A friend pointed out to me today that the main benefit of the Trump victory in the US presidential election is that the left will no longer be able to blame ‘the media’ for its lack of support in the main imperialist countries. Despite near universal ridicule and rejection by the established pundits, especially those outside the US, The Donald has won. More importantly, the result reflects broader developments.
Even before the election result, Trump was seen as having voiced the concerns of the (white working class) mass of the electorate in the US, and of taking votes from those who were understandably less than enthused by Madame Clinton. But for him to claim basically half the electoral vote on a programme that was fronted by building a wall on the Mexican border, protecting US jobs against the nefarious schemes of domestic capitalists and foreign countries, and to ‘Make America Great Again’, reveals more than a little about the political outlook of the voters. More than half of the voters, one would have to say, given that Clinton also felt the need to shadow some of Trump’s policies.
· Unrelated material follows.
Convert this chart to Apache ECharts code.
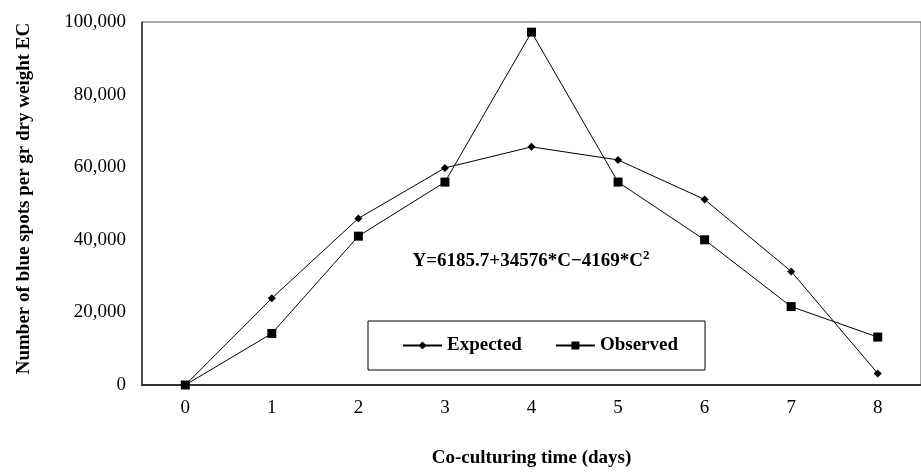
<!DOCTYPE html>
<html>
<head>
<meta charset="utf-8">
<script src="https://cdn.jsdelivr.net/npm/echarts@6/dist/echarts.min.js"></script>
<style>
html,body{margin:0;padding:0;background:#fff;}
#chart{width:921px;height:473px;}
</style>
</head>
<body>
<div id="chart"></div>
<script>
const categories = ['0', '1', '2', '3', '4', '5', '6', '7', '8'];
const expected = [0, 23900, 45900, 59800, 65600, 62000, 51100, 31300, 3200];
const observed = [0, 14200, 41000, 55900, 97200, 55900, 40000, 21600, 13200];
const yTicks = { min: 0, max: 100000, interval: 20000 };
const formulaBase = 'Y=6185.7+34576*C\u22124169*C';
const formulaSup = '2';
const xTitle = 'Co-culturing time (days)';
const yTitle = 'Number of blue spots per gr dry weight EC';

const FONT = 'Liberation Serif';
const chart = echarts.init(document.getElementById('chart'));

function fmt(v) {
  return String(v).replace(/\B(?=(\d{3})+(?!\d))/g, ',');
}

chart.setOption({
  animation: false,
  backgroundColor: '#fff',
  grid: {
    left: 142, top: 22, right: -9, bottom: 83,
    show: true, borderColor: '#555', borderWidth: 1, backgroundColor: 'transparent'
  },
  legend: {
    left: 368, top: 321,
    padding: [15, 27, 15, 34],
    borderColor: '#000', borderWidth: 1,
    itemWidth: 39, itemHeight: 10, itemGap: 33,
    textStyle: { fontFamily: FONT, fontWeight: 'bold', fontSize: 19, color: '#000', lineHeight: 19 },
    data: ['Expected', 'Observed']
  },
  xAxis: {
    type: 'category',
    data: categories,
    boundaryGap: true,
    name: xTitle,
    nameLocation: 'middle',
    nameGap: 64,
    nameTextStyle: { fontFamily: FONT, fontWeight: 'bold', fontSize: 19, color: '#000' },
    axisLine: { lineStyle: { color: '#333', width: 2 } },
    axisTick: { show: false },
    axisLabel: { fontFamily: FONT, fontSize: 19, color: '#000', margin: 14 },
    splitLine: { show: false }
  },
  yAxis: {
    type: 'value',
    min: yTicks.min, max: yTicks.max, interval: yTicks.interval,
    name: yTitle,
    nameLocation: 'middle',
    nameGap: 108,
    nameTextStyle: { fontFamily: FONT, fontWeight: 'bold', fontSize: 19, color: '#000', padding: [0, 0, 0, 10] },
    axisLine: { show: true, lineStyle: { color: '#333', width: 1.5 } },
    axisTick: { show: false },
    axisLabel: { fontFamily: FONT, fontSize: 19, color: '#000', margin: 16, formatter: fmt },
    splitLine: { show: false }
  },
  series: [
    {
      name: 'Expected', type: 'line', data: expected,
      symbol: 'diamond', symbolSize: 8,
      lineStyle: { color: '#000', width: 1 },
      itemStyle: { color: '#000' }
    },
    {
      name: 'Observed', type: 'line', data: observed,
      symbol: 'rect', symbolSize: 9,
      lineStyle: { color: '#000', width: 1 },
      itemStyle: { color: '#000' }
    }
  ],
  graphic: [
    {
      type: 'text', z: 100,
      x: 531, y: 260,
      style: {
        text: '{b|' + formulaBase + '}{s|' + formulaSup + '}',
        fontFamily: FONT, fontWeight: 'bold', fontSize: 19, fill: '#000',
        align: 'center', verticalAlign: 'middle',
        rich: {
          b: { fontFamily: FONT, fontWeight: 'bold', fontSize: 19, fill: '#000', lineHeight: 22, verticalAlign: 'bottom' },
          s: { fontFamily: FONT, fontWeight: 'bold', fontSize: 13, fill: '#000', lineHeight: 22, verticalAlign: 'top' }
        }
      }
    }
  ]
});
</script>
</body>
</html>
It is an outlook that will support the revival of economic nationalism by the US as an imperialist power, and it will encourage others to do the same.
In that respect, the US election has similarities with the Brexit vote in the UK. It is not so much that the incumbent political class has ‘lost touch’ with the masses, and must move aside or reconnect, although this view is supported by the presence of dumb elites who have still not really figured out that their comfortable maxims no longer work as the capitalist crisis becomes entrenched. It is more that a political system only works if votes can be accumulated to support particular policies. But maintaining the previous policies has less and less political support. In north-west Europe and in the US, the masses are revolting – in both senses of the term, as far as the elites are concerned. The politicians must, and will, adapt. Yet, they will be adapting not to a burgeoning protest about the evils of capitalism, but to a demand that privileges must be protected in a stagnant world economy. In other words, they will respond to reactionary popular sentiment.
It should be little surprise that the Brexit vote is seen as a marker by many commentators. After all, Britain is a key part of the existing structure of world power – of trade, financial and security arrangements – despite weighing far below the US. Another interesting, historically more distant, marker is the devaluation of sterling on 18 November 1967, an event that was a watershed in the later collapse of the Bretton Woods world financial system of fixed exchange rates. Ironically, the 14% or so devaluation then is similar to the devaluation of sterling after the 23 June 2016 Brexit vote! This also reflects the pressures on the system of world power and the trouble faced by the Anglosphere today.